Plum Chili Chicken
On October 04, 2006 in Different Dinner Project, Recipes
4 chicken legs, thighs attached
2 medium plums, peeled, pitted and chopped
2 cloves garlic, crushed
2 teaspoons sesame oil
2 tablespoons soy sauce
1/4 cup orange juice
2 tablespoons white wine vinegar
1 tablespoon honey
1 green chili, minced
1-1/2 teaspoons ginger puree
1/2 teaspoon dry mustard
1/2 teaspoon salt
- Combine plums, garlic, sesame oil, soy sauce, orange juice, vinegar, honey, chili, ginger, mustard and salt in a food processor, blending until smooth.

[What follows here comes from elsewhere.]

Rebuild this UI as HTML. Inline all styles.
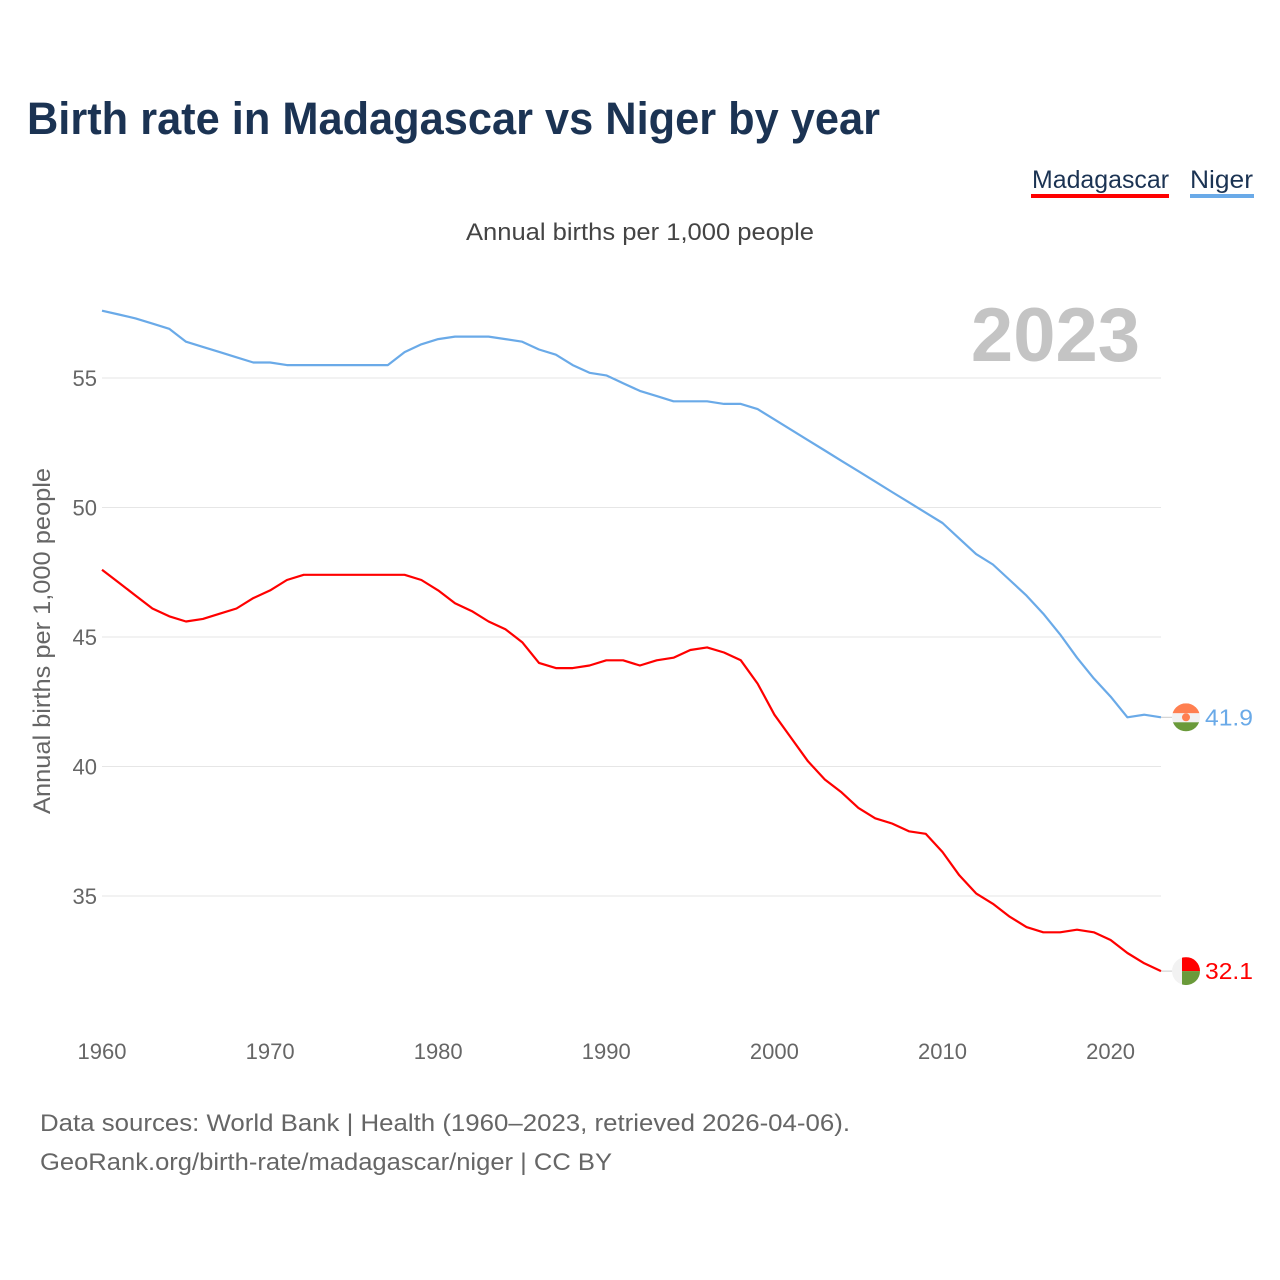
<!DOCTYPE html>
<html><head><meta charset="utf-8"><style>
body{margin:0;background:#fff;font-family:"Liberation Sans",sans-serif;}
#wrap{position:relative;width:1280px;height:1280px;overflow:hidden}
</style></head><body>
<div id="wrap">
<svg id="chart" width="1280" height="1280"></svg>
</div>
<script>
const years=[];for(let y=1960;y<=2023;y++)years.push(y);
const niger=[57.6,57.45,57.3,57.1,56.9,56.4,56.2,56.0,55.8,55.6,55.6,55.5,55.5,55.5,55.5,55.5,55.5,55.5,56.0,56.3,56.5,56.6,56.6,56.6,56.5,56.4,56.1,55.9,55.5,55.2,55.1,54.8,54.5,54.3,54.1,54.1,54.1,54.0,54.0,53.8,53.4,53.0,52.6,52.2,51.8,51.4,51.0,50.6,50.2,49.8,49.4,48.8,48.2,47.8,47.2,46.6,45.9,45.1,44.2,43.4,42.7,41.9,42.0,41.9];
const madagascar=[47.6,47.1,46.6,46.1,45.8,45.6,45.7,45.9,46.1,46.5,46.8,47.2,47.4,47.4,47.4,47.4,47.4,47.4,47.4,47.2,46.8,46.3,46.0,45.6,45.3,44.8,44.0,43.8,43.8,43.9,44.1,44.1,43.9,44.1,44.2,44.5,44.6,44.4,44.1,43.2,42.0,41.1,40.2,39.5,39.0,38.4,38.0,37.8,37.5,37.4,36.7,35.8,35.1,34.7,34.2,33.8,33.6,33.6,33.7,33.6,33.3,32.8,32.4,32.1];
const yTicks=[35,40,45,50,55];
const xTicks=[1960,1970,1980,1990,2000,2010,2020];
const NS="http://www.w3.org/2000/svg";
const svg=document.getElementById('chart');
const xs=y=>102+(y-1960)*(1161-102)/63;
const ys=v=>378+(55-v)*25.9;
function el(t,a,txt){const e=document.createElementNS(NS,t);for(const k in a)e.setAttribute(k,a[k]);if(txt!==undefined)e.textContent=txt;svg.appendChild(e);return e;}
let e;
e=el('text',{x:27,y:134,'font-size':45,'font-weight':'bold',fill:'#1b3353',textLength:853,lengthAdjust:'spacingAndGlyphs'},'Birth rate in Madagascar vs Niger by year');

e=el('text',{x:1032,y:188,'font-size':25,fill:'#1b3353',textLength:137,lengthAdjust:'spacingAndGlyphs'},'Madagascar');

e=el('rect',{x:1031,y:194,width:138,height:4,fill:'#ff0000'});

e=el('text',{x:1190,y:188,'font-size':25,fill:'#1b3353',textLength:63,lengthAdjust:'spacingAndGlyphs'},'Niger');

e=el('rect',{x:1190,y:194,width:64,height:4,fill:'#6aaae8'});

e=el('text',{x:466,y:240,'font-size':24,fill:'#444',textLength:348,lengthAdjust:'spacingAndGlyphs'},'Annual births per 1,000 people');

e=el('text',{x:1140,y:361,'font-size':76,'font-weight':'bold',fill:'#c4c4c4','text-anchor':'end'},'2023');

yTicks.forEach(v=>{
 e=el('line',{x1:102,x2:1161,y1:ys(v),y2:ys(v),stroke:'#e6e6e6','stroke-width':1});
 
 e=el('text',{x:97,y:ys(v)+8,'font-size':22,fill:'#666','text-anchor':'end'},v);
 
});
xTicks.forEach(v=>{
 e=el('text',{x:xs(v),y:1059,'font-size':22,fill:'#666','text-anchor':'middle'},v);
 
});
e=el('text',{x:-814,y:50,'font-size':24,fill:'#666',transform:'rotate(-90)',textLength:346,lengthAdjust:'spacingAndGlyphs'},'Annual births per 1,000 people');

function line(data,color,name){
 const d=data.map((v,i)=>(i?'L':'M')+xs(years[i]).toFixed(1)+','+ys(v).toFixed(1)).join('');
 const p=el('path',{d:d,fill:'none',stroke:color,'stroke-width':2.2,'stroke-linejoin':'round'});
 
 const last=data[data.length-1];
 const ly=ys(last);
 const c=el('line',{x1:xs(2023),x2:1172,y1:ly,y2:ly,stroke:'#ccc','stroke-width':1});
 
 const t=el('text',{x:1205,y:ly+8,'font-size':23,fill:color,textLength:48,lengthAdjust:'spacingAndGlyphs'},last.toFixed(1));
 
 return ly;
}
const ny=line(niger,'#6aaae8','niger-line');
const my=line(madagascar,'#ff0000','madagascar-line');
const cx=1186,r=14;
let g=document.createElementNS(NS,'g');svg.appendChild(g);


g.innerHTML=`<defs><clipPath id="c1"><circle cx="${cx}" cy="${ny}" r="${r}"/></clipPath><clipPath id="c2"><circle cx="${cx}" cy="${my}" r="${r}"/></clipPath></defs>
<g clip-path="url(#c1)"><rect x="${cx-r}" y="${ny-r}" width="28" height="10" fill="#ff7f50"/><rect x="${cx-r}" y="${ny-4}" width="28" height="9" fill="#f2f2f2"/><rect x="${cx-r}" y="${ny+5}" width="28" height="10" fill="#6a9a3a"/><circle cx="${cx}" cy="${ny}" r="4" fill="#ff7f50"/></g>
<g clip-path="url(#c2)"><rect x="${cx-r}" y="${my-r}" width="10" height="28" fill="#f2f2f2"/><rect x="${cx-4}" y="${my-r}" width="19" height="14" fill="#ff0000"/><rect x="${cx-4}" y="${my}" width="19" height="14" fill="#6a9a3a"/></g>`;
e=el('text',{x:40,y:1131,'font-size':24,fill:'#666',textLength:810,lengthAdjust:'spacingAndGlyphs'},'Data sources: World Bank | Health (1960–2023, retrieved 2026-04-06).');

e=el('text',{x:40,y:1170,'font-size':24,fill:'#666',textLength:572,lengthAdjust:'spacingAndGlyphs'},'GeoRank.org/birth-rate/madagascar/niger | CC BY');

</script>
</body></html>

- Place mixture into a saucepan over medium-high heat, bringing to a boil. Reduce heat to a simmer and reduce by half, stirring occasionally.
- Allow the marinade to cool. Prick the chicken several times with a fork, then place in a dish covered with 3/4 of the marinade. Refrigerate for at least an hour, turning once.
- Preheat oven to 450 degrees with a roasting pan with an oiled rack inside of it.
- Place the chicken on the rack of the roasting pan and roast until cooked through to the center, about 30 minutes.
- Brush remaining 1/4 of marinade over chicken and roast for an additional 5 minutes. Allow meat to rest for a few minutes and garnish with lime wedges dusted with cayenne pepper.